Women are "slowly but surely" taking over Ukip and will be the face of the party in the run up to May's European elections, Nigel Farage has said.

The Ukip leader said female candidates would "dominate election coverage" for the party over the next four months as a direct result of his leadership.

"Nobody has done more in Ukip to promote women than I have," he said. "When you get the results from European elections you'll be astonished to see as many women as men in the top slots in Ukip, things have changed."

The Ukip leader told BBC Radio 4's Women's Hour on Friday: "The women are slowly but surely taking over Ukip."

However Farage said positive discrimination, which would see female candidates chosen ahead of men in order to equalise the gender balance of the party, was "demeaning".

He also said the Ukip policy of diverting foreign aid to flood relief in England was more popular with women than men as "women tend to be people who think very much about the family and budgets, men tend to be more irresponsible".

Ukip has not always had the best of images when it comes to the place of women in society. Last month Farage was criticised for claiming that there was not "any discrimination against women at all" in the City of London.

And MEP Godfrey Bloom caused an uproar at the party's last annual conference in London when he joked that meeting called to debate the advancement of women in politics was "full of sluts".

Ukip has been pushing several women into high profile positions.

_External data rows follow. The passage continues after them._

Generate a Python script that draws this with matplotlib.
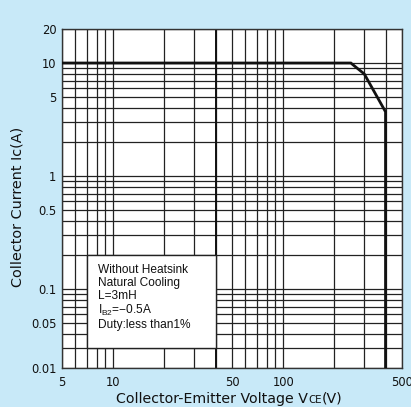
import matplotlib
matplotlib.use("Agg")
import matplotlib.pyplot as plt
from matplotlib.patches import Rectangle

# ---- data ----
vce = [5, 250, 300, 400, 400]          # V
ic = [10, 10, 8, 3.7, 0.02]            # A (bottom of plot)

x_major = [5, 10, 50, 100, 500]
x_major_labels = ["5", "10", "50", "100", "500"]
x_minor = [6, 7, 8, 9, 20, 30, 40, 60, 70, 80, 90, 200, 300, 400]

# the reference labels its bottom gridline "0.01" although it sits one log step at 0.02
y_major = [0.02, 0.05, 0.1, 0.5, 1, 5, 10, 20]
y_major_labels = ["0.01", "0.05", "0.1", "0.5", "1", "5", "10", "20"]
y_minor = [0.03, 0.04, 0.06, 0.07, 0.08, 0.09, 0.2, 0.3, 0.4, 0.6, 0.7, 0.8, 0.9,
           2, 3, 4, 6, 7, 8, 9]

note_lines = ["Without Heatsink", "Natural Cooling", "L=3mH",
              "I$_{B2}$=\u22120.5A", "Duty:less than1%"]

x_label_parts = ["Collector-Emitter Voltage V", "CE", "(V)"]
y_label = "Collector Current Ic(A)"

BG = "#c8e9f8"
W, H = 411, 407
plt.rcParams["font.family"] = ["DejaVu Sans"]
plt.rcParams["mathtext.fontset"] = "custom"
plt.rcParams["mathtext.rm"] = "Liberation Sans"
plt.rcParams["mathtext.default"] = "regular"

fig = plt.figure(figsize=(W / 100, H / 100), dpi=100, facecolor=BG)
ax = fig.add_axes([62 / W, 1 - 368 / H, 340 / W, 339 / H])
ax.set_facecolor("white")
ax.set_xscale("log")
ax.set_yscale("log")
ax.set_xlim(5, 500)
ax.set_ylim(0.02, 20)

ax.set_xticks(x_major)
ax.set_xticklabels(x_major_labels)
ax.set_xticks(x_minor, minor=True)
ax.set_xticklabels([], minor=True)
ax.set_yticks(y_major)
ax.set_yticklabels(y_major_labels)
ax.set_yticks(y_minor, minor=True)
ax.set_yticklabels([], minor=True)
ax.tick_params(which="both", length=0, labelsize=8.3, colors="#111")
ax.tick_params(axis="x", pad=6)
ax.tick_params(axis="y", pad=4)

ax.set_axisbelow(True)
ax.grid(which="both", color="#222", lw=0.9)
ax.axvline(40, color="#111", lw=1.4, zorder=0.6)
for s in ax.spines.values():
    s.set_color("#333")
    s.set_linewidth(1.0)

# note box
ax.add_patch(Rectangle((7, 0.03), 40 - 7, 0.2 - 0.03, facecolor="white",
                       edgecolor="#222", lw=1.0, zorder=1))
ax.text(8.1, 0.168, "\n".join(note_lines), fontsize=8.6, va="top", ha="left",
        linespacing=1.12, zorder=2, family="Liberation Sans", color="#111")

ax.plot(vce, ic, color="#111", lw=2.0, zorder=3, solid_joinstyle="miter", clip_on=True)

# axis titles
fig.text(17.5 / W, 1 - 206.5 / H, y_label, rotation=90, fontsize=10.4,
         ha="center", va="center", color="#111")

renderer = fig.canvas.get_renderer()
x_px = 116.0
base = 1 - 403 / H
sizes = [10.2, 7.4, 10.2]
for part, fs in zip(x_label_parts, sizes):
    t = fig.text(x_px / W, base, part, fontsize=fs, ha="left", va="baseline", color="#111")
    bb = t.get_window_extent(renderer)
    x_px = bb.x1 + 0.3

fig.savefig("out.png", dpi=100, facecolor=BG)
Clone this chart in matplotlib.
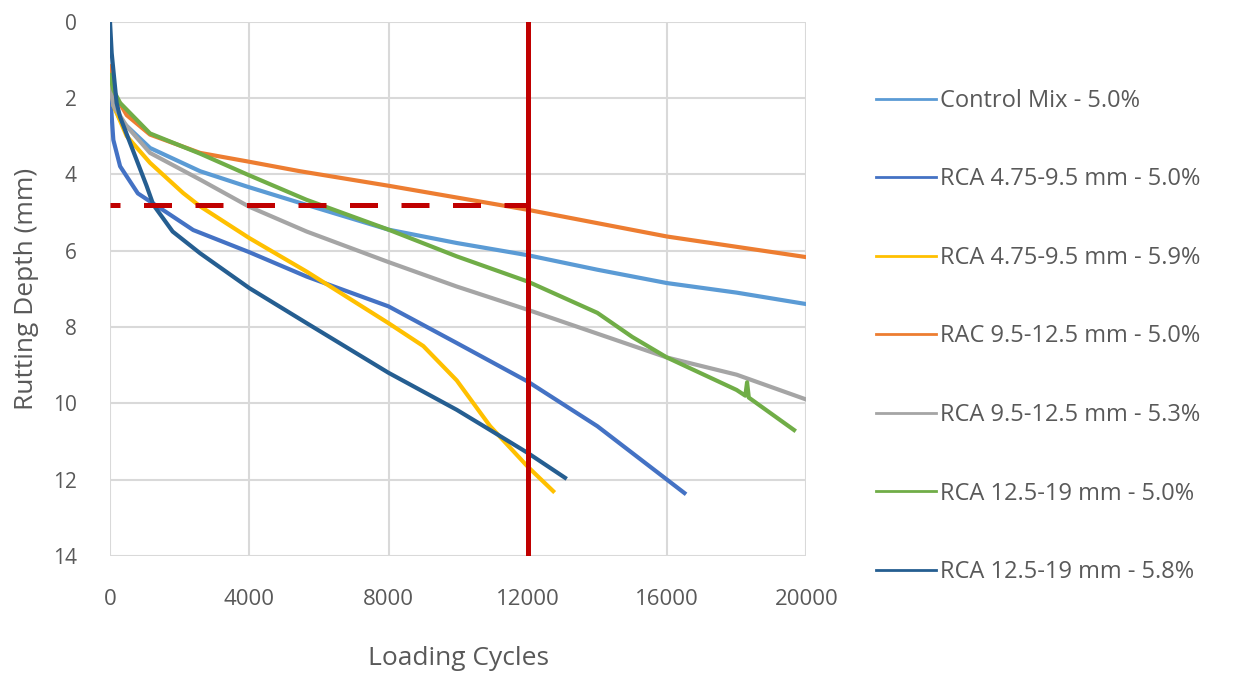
import matplotlib
matplotlib.use('Agg')
import matplotlib.pyplot as plt

# -------------------------------
# Data
# -------------------------------
control_x = [0, 100, 290, 1150, 2590, 3930, 5460, 8000, 9960, 12000, 14000, 16000, 18000, 20000]
control_y = [1.85, 2.2, 2.57, 3.31, 3.92, 4.32, 4.75, 5.45, 5.8, 6.12, 6.5, 6.85, 7.1, 7.4]

rca475_50_x = [0, 96, 290, 800, 1630, 2390, 4000, 5650, 8000, 9960, 12000, 14000, 16000, 16500]
rca475_50_y = [1.85, 3.1, 3.79, 4.5, 5.0, 5.46, 6.04, 6.68, 7.46, 8.42, 9.43, 10.6, 12.0, 12.35]

rca475_59_x = [0, 100, 480, 1150, 2100, 2590, 4000, 5650, 8000, 9000, 9960, 10920, 12000, 12730]
rca475_59_y = [1.2, 2.2, 3.0, 3.7, 4.49, 4.84, 5.67, 6.55, 7.9, 8.5, 9.4, 10.6, 11.66, 12.3]

rac95_x = [0, 100, 480, 1150, 2590, 3930, 5460, 8000, 12000, 16000, 20000]
rac95_y = [1.17, 1.85, 2.45, 2.96, 3.44, 3.66, 3.92, 4.3, 4.93, 5.63, 6.17]

rca95_x = [0, 100, 480, 1150, 2590, 4000, 5650, 8000, 9960, 12000, 16000, 18000, 20000]
rca95_y = [1.7, 2.2, 2.74, 3.44, 4.14, 4.85, 5.5, 6.3, 6.94, 7.55, 8.8, 9.25, 9.9]

rca125_50_x = [0, 100, 290, 1150, 2590, 3930, 5650, 8000, 9960, 12000, 14000, 15000, 16000,
               18000, 18250, 18300, 18350, 19650]
rca125_50_y = [1.4, 1.8, 2.13, 2.93, 3.46, 4.0, 4.67, 5.45, 6.15, 6.81, 7.63, 8.26, 8.8,
               9.65, 9.8, 9.45, 9.85, 10.7]

rca125_58_x = [0, 48, 190, 290, 670, 1050, 1245, 1800, 2590, 4000, 5650, 8000, 9960, 10920,
               12000, 13070]
rca125_58_y = [0.0, 0.82, 2.13, 2.5, 3.4, 4.3, 4.8, 5.5, 6.07, 6.98, 7.9, 9.2, 10.17, 10.7,
               11.3, 11.95]

series = [
    ('Control Mix - 5.0%', control_x, control_y, '#5B9BD5'),
    ('RCA 4.75-9.5 mm - 5.0%', rca475_50_x, rca475_50_y, '#4472C4'),
    ('RCA 4.75-9.5 mm - 5.9%', rca475_59_x, rca475_59_y, '#FFC000'),
    ('RAC 9.5-12.5 mm - 5.0%', rac95_x, rac95_y, '#ED7D31'),
    ('RCA 9.5-12.5 mm - 5.3%', rca95_x, rca95_y, '#A5A5A5'),
    ('RCA 12.5-19 mm - 5.0%', rca125_50_x, rca125_50_y, '#70AD47'),
    ('RCA 12.5-19 mm - 5.8%', rca125_58_x, rca125_58_y, '#255E91'),
]

limit_cycles = 12000
limit_depth = 4.8

x_ticks = [0, 4000, 8000, 12000, 16000, 20000]
y_ticks = [0, 2, 4, 6, 8, 10, 12, 14]

# -------------------------------
# Plot
# -------------------------------
plt.rcParams['font.family'] = ['Open Sans', 'DejaVu Sans']
text_color = '#595959'

fig = plt.figure(figsize=(12.5, 6.86), dpi=100)
ax = fig.add_axes([0.088, 0.1895, 0.557, 0.779])

for label, xs, ys, color in series:
    ax.plot(xs, ys, color=color, lw=3.0, label=label, solid_joinstyle='round')

ax.axvline(limit_cycles, color='#C00000', lw=3.6, zorder=5)
ax.plot([0, limit_cycles], [limit_depth, limit_depth], color='#C00000', lw=3.6,
        linestyle=(3.6, (5.6, 4.7)), zorder=5)

ax.set_xlim(0, 20000)
ax.set_ylim(14, 0)
ax.set_xticks(x_ticks)
ax.set_yticks(y_ticks)
ax.grid(True, color='#D9D9D9', lw=1.5)
ax.set_axisbelow(True)
for s in ax.spines.values():
    s.set_visible(False)
ax.tick_params(length=0, colors=text_color)
ax.tick_params(axis='x', labelsize=16, pad=24)
ax.tick_params(axis='y', labelsize=15, pad=24)

ax.set_ylabel('Rutting Depth (mm)', fontsize=19, color=text_color, labelpad=10)
ax.set_xlabel('Loading Cycles', fontsize=19, color=text_color, labelpad=26)

leg = ax.legend(loc='upper left', bbox_to_anchor=(1.069, 0.914), frameon=False,
                fontsize=17, labelspacing=2.31, handlelength=2.54, handletextpad=0.2,
                labelcolor=text_color)
for h in leg.get_lines():
    h.set_linewidth(2)

fig.savefig('out.png', dpi=100)
plt.close(fig)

Eastleigh by-election candidate Diane James makes frequent media appearances and European parliamentary candidate Janice Atkinson represented the party on BBC Question Time on Thursday evening.

It is not just Ukip that is seen as having a problem with women. David Cameron has also struggled to overcome the impression that the Conservative Party has a "women problem" - much to the delight of Ed Miliband and Labour.

Former Tory environment secretary Caroline Spelman told The Guardian today that the party should consider introducing a 50:50 gender split for candidates and should not rule out the possibility of all-female shortlists.